_Data section_.

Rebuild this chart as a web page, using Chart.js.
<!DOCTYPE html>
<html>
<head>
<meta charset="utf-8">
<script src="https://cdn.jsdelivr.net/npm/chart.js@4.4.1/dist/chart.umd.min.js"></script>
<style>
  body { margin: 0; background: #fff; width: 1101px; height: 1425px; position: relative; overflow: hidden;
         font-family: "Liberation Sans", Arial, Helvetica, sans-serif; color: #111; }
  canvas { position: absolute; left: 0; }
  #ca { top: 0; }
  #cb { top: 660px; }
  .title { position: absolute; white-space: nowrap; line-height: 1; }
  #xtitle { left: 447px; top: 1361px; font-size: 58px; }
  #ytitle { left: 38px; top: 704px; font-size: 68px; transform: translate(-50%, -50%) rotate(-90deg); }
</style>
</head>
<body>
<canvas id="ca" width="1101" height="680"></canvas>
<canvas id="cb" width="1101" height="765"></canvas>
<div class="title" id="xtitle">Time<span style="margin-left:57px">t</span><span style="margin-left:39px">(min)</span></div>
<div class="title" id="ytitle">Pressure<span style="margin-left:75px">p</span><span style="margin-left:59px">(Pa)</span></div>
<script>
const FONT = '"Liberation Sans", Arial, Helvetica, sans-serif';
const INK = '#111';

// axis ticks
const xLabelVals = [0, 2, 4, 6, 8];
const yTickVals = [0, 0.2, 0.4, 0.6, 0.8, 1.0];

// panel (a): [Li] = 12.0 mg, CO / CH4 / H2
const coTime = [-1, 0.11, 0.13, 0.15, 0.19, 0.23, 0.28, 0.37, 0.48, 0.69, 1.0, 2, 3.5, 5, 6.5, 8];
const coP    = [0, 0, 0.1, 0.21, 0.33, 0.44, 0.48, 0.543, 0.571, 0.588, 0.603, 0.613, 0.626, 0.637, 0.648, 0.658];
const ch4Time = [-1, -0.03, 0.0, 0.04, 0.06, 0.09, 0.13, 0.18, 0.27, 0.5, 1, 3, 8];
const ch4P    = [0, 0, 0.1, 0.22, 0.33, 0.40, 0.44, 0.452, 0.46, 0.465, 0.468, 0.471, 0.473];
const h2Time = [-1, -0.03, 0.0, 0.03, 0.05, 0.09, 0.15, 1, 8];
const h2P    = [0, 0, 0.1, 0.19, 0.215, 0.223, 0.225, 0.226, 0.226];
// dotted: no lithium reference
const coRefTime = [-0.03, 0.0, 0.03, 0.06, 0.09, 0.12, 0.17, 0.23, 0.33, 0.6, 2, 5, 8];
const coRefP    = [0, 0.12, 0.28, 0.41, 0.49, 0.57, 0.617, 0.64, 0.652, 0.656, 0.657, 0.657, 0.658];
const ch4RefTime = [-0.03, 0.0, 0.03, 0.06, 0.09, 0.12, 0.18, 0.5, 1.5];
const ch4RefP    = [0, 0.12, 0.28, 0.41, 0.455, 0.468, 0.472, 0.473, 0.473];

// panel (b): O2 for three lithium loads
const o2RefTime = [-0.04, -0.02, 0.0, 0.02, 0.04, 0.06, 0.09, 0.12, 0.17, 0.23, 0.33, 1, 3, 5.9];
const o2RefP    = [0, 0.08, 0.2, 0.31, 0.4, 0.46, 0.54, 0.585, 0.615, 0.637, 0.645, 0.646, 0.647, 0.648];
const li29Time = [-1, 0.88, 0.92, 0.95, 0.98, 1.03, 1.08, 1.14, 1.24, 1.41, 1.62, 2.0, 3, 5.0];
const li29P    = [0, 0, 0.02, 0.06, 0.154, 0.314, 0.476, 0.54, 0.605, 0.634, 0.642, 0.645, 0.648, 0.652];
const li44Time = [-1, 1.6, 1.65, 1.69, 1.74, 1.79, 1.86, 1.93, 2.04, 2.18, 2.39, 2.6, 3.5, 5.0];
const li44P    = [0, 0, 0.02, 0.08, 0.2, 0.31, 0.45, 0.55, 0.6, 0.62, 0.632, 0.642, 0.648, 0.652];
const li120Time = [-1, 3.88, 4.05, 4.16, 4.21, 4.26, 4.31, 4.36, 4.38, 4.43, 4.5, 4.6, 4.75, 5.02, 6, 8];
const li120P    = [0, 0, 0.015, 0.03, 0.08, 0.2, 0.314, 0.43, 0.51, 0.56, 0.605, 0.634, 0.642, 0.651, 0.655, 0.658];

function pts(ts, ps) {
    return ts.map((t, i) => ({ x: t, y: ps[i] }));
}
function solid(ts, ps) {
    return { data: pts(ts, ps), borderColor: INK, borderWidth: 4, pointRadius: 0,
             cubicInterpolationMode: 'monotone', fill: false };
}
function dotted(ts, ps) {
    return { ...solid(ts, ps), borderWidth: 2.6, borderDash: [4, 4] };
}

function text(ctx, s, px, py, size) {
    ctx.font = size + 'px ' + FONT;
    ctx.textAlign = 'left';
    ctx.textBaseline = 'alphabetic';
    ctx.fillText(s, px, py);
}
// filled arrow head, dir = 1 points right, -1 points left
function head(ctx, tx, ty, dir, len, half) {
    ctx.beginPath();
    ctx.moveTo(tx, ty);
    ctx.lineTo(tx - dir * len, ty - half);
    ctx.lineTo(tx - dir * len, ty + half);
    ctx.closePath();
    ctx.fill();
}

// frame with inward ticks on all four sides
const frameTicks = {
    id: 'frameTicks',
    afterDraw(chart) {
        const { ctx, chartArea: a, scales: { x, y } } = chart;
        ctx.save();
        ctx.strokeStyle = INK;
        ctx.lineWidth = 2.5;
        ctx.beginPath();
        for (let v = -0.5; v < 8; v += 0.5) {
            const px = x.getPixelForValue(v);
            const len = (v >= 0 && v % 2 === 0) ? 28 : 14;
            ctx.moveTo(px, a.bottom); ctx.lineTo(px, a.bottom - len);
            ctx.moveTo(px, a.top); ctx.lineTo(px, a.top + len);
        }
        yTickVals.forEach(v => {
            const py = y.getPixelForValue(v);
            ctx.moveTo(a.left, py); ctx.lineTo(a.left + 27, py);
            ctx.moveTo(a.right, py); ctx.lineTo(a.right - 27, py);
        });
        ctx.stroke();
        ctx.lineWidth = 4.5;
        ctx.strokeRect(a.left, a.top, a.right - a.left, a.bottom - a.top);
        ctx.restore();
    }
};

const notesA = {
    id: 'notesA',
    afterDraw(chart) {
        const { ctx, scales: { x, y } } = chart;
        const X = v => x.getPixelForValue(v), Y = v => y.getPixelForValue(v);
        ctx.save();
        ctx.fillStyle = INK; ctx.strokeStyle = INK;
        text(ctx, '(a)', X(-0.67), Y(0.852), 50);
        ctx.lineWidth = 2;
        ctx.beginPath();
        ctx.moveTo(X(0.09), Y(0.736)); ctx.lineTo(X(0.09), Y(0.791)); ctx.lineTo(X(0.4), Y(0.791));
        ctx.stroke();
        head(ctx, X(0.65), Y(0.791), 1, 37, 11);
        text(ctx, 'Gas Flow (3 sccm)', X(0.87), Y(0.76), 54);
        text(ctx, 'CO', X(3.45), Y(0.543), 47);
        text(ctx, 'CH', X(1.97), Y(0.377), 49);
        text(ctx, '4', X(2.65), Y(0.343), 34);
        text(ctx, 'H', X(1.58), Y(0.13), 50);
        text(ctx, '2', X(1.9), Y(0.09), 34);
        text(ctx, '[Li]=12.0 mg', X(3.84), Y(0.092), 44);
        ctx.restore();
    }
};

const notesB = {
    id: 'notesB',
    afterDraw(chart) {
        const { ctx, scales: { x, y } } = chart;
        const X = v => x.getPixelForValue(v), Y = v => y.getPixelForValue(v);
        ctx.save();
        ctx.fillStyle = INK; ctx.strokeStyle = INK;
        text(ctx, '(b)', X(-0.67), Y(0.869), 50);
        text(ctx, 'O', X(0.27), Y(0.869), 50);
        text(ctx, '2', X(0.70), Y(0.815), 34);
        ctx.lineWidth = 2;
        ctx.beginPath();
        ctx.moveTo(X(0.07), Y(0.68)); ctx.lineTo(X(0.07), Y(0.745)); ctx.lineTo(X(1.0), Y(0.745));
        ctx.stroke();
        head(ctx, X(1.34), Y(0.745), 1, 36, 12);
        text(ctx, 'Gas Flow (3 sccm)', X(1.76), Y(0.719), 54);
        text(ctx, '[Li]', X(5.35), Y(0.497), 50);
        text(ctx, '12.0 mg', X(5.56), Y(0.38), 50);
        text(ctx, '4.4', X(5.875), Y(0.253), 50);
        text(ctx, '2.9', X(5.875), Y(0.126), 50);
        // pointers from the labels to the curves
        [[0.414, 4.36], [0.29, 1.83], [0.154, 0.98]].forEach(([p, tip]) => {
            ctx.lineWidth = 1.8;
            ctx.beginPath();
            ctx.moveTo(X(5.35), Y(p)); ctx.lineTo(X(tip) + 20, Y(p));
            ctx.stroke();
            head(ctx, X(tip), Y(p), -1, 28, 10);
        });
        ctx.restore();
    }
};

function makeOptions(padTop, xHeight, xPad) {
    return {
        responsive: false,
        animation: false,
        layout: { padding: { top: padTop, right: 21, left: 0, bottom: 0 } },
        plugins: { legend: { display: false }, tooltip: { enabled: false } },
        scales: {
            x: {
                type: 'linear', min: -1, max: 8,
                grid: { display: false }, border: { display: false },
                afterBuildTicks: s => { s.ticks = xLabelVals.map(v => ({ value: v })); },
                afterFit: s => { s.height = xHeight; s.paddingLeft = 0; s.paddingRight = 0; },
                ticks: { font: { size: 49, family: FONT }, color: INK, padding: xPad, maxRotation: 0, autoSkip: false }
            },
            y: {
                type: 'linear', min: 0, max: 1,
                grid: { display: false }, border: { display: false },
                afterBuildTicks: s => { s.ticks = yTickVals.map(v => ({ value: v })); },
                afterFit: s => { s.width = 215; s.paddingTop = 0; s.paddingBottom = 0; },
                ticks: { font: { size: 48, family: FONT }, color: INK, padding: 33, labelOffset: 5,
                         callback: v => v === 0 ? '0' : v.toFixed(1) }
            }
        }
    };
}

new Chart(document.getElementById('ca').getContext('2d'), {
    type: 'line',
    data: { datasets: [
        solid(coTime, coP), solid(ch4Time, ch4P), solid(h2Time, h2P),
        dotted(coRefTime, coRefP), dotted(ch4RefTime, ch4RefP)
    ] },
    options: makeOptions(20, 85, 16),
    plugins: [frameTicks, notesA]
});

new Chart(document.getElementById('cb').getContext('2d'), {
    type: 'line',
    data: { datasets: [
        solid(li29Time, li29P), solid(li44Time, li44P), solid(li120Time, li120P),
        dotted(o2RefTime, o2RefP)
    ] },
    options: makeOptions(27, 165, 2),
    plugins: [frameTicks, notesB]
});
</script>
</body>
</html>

_Exercise description_. Give the lines again, exactly as they stand, from the beginning of the data through the line with "const yTickVals = [0, 0.2, 0.4, 0.6, 0.8, 1.0];".

_Task solution_.
Rebuild this chart as a web page, using Chart.js.
<!DOCTYPE html>
<html>
<head>
<meta charset="utf-8">
<script src="https://cdn.jsdelivr.net/npm/chart.js@4.4.1/dist/chart.umd.min.js"></script>
<style>
  body { margin: 0; background: #fff; width: 1101px; height: 1425px; position: relative; overflow: hidden;
         font-family: "Liberation Sans", Arial, Helvetica, sans-serif; color: #111; }
  canvas { position: absolute; left: 0; }
  #ca { top: 0; }
  #cb { top: 660px; }
  .title { position: absolute; white-space: nowrap; line-height: 1; }
  #xtitle { left: 447px; top: 1361px; font-size: 58px; }
  #ytitle { left: 38px; top: 704px; font-size: 68px; transform: translate(-50%, -50%) rotate(-90deg); }
</style>
</head>
<body>
<canvas id="ca" width="1101" height="680"></canvas>
<canvas id="cb" width="1101" height="765"></canvas>
<div class="title" id="xtitle">Time<span style="margin-left:57px">t</span><span style="margin-left:39px">(min)</span></div>
<div class="title" id="ytitle">Pressure<span style="margin-left:75px">p</span><span style="margin-left:59px">(Pa)</span></div>
<script>
const FONT = '"Liberation Sans", Arial, Helvetica, sans-serif';
const INK = '#111';

// axis ticks
const xLabelVals = [0, 2, 4, 6, 8];
const yTickVals = [0, 0.2, 0.4, 0.6, 0.8, 1.0];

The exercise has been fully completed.